Posted by terrepruitt on November 9, 2013

In addition to teaching Nia classes for the city of San Jose, I was asked to teach a Gentle Yoga Class.  I have taught three sessions and we have one more before the year is over.  This last session before the holiday break is a short one, it is only four weeks.  In the classes there is a large variety of fitness levels.  Regardless of one’s level of fitness I believe it is very important for the emphasis to be on balance and flexibility.  They also like to practice inner reflection which I believe enables a connection to the body.  The connection is to allow for great stability and ease of movement.  In order to meet the varieties of levels we do a cross between flowing through poses and holding them.  I might have also mentioned before that we include getting up and down as part of our practice.  With this next session we are going to do a progression of backbend poses.  I have not yet decided on the progression of balance poses but I have the backbends progression planned. Since we only have four classes and there are five backbends I would like to progress through we will be doing two in the first class.  As with my Nia classes, my yoga students are continually encouraged to do things in their own bodies way.  Since yoga is a practice they can work into the poses.  For the series of backbends they will be encouraged to stay at the level that is acceptable for their own body.

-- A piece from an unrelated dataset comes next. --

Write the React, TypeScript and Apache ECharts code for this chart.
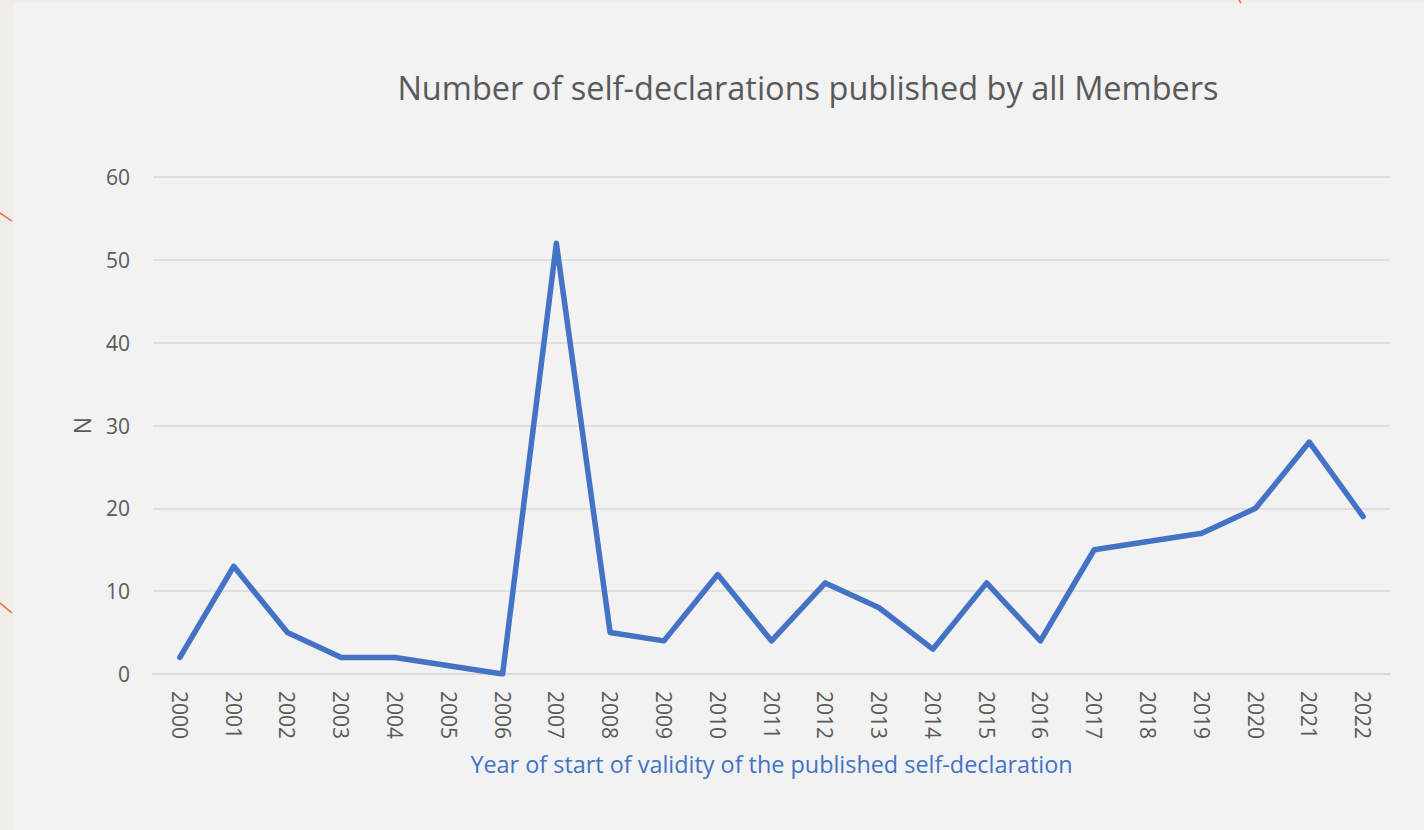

The first backbend we will do will be the standing backbend.  Then, in the same class, we will progress to the Locust.  The Locust has many modifications some of which can be done with just legs lift or the head and shoulders lifted.

Then in our next class we will move onto the Sphinx.  I’ll probably include the Locust in the routine before moving on to the Sphinx, but the Sphinx will be the next in the progression.  Then the next meeting we will move onto the Cobra.  Excellent for strength, stability, and flexibility.  The last class before the long holiday break will be the Upward Dog.  Even though the idea will be for the students to progress through the backbends the modifications will be presented so each individual can progress only if they are ready.

Some students participate in yoga more than once a week so they are more likely to be able to participate in the progress whereas others will do so to a lesser extent – and modifications meet that need.  This is a great way to work on flexibility.  Everybody is moving in their own natural time through their yoga practice so I am excited to present this progression of backbends.  I will include other flexibility poses and balances poses as in all the classes.  I have been putting the emphasis on one or the other during a class which can still tie into the backbend progressions.

Of course, this is my plan prior to meeting with the class.  It could be that after our first meeting I have to adjust my plan and that will be fine.  I do like to see where the class is at and go from there, but it seems like our group has been pretty consistent.  But I can easily adjust my plan for any new body.

I am very grateful and inspired by the students that come to class every week.  It is very exciting to me to see their progress.  Stay tuned for more on the poses that I have yet to post about.

Do you participate in a yoga class?  How is it structured?  Is it an on-going class or is it a series of classes?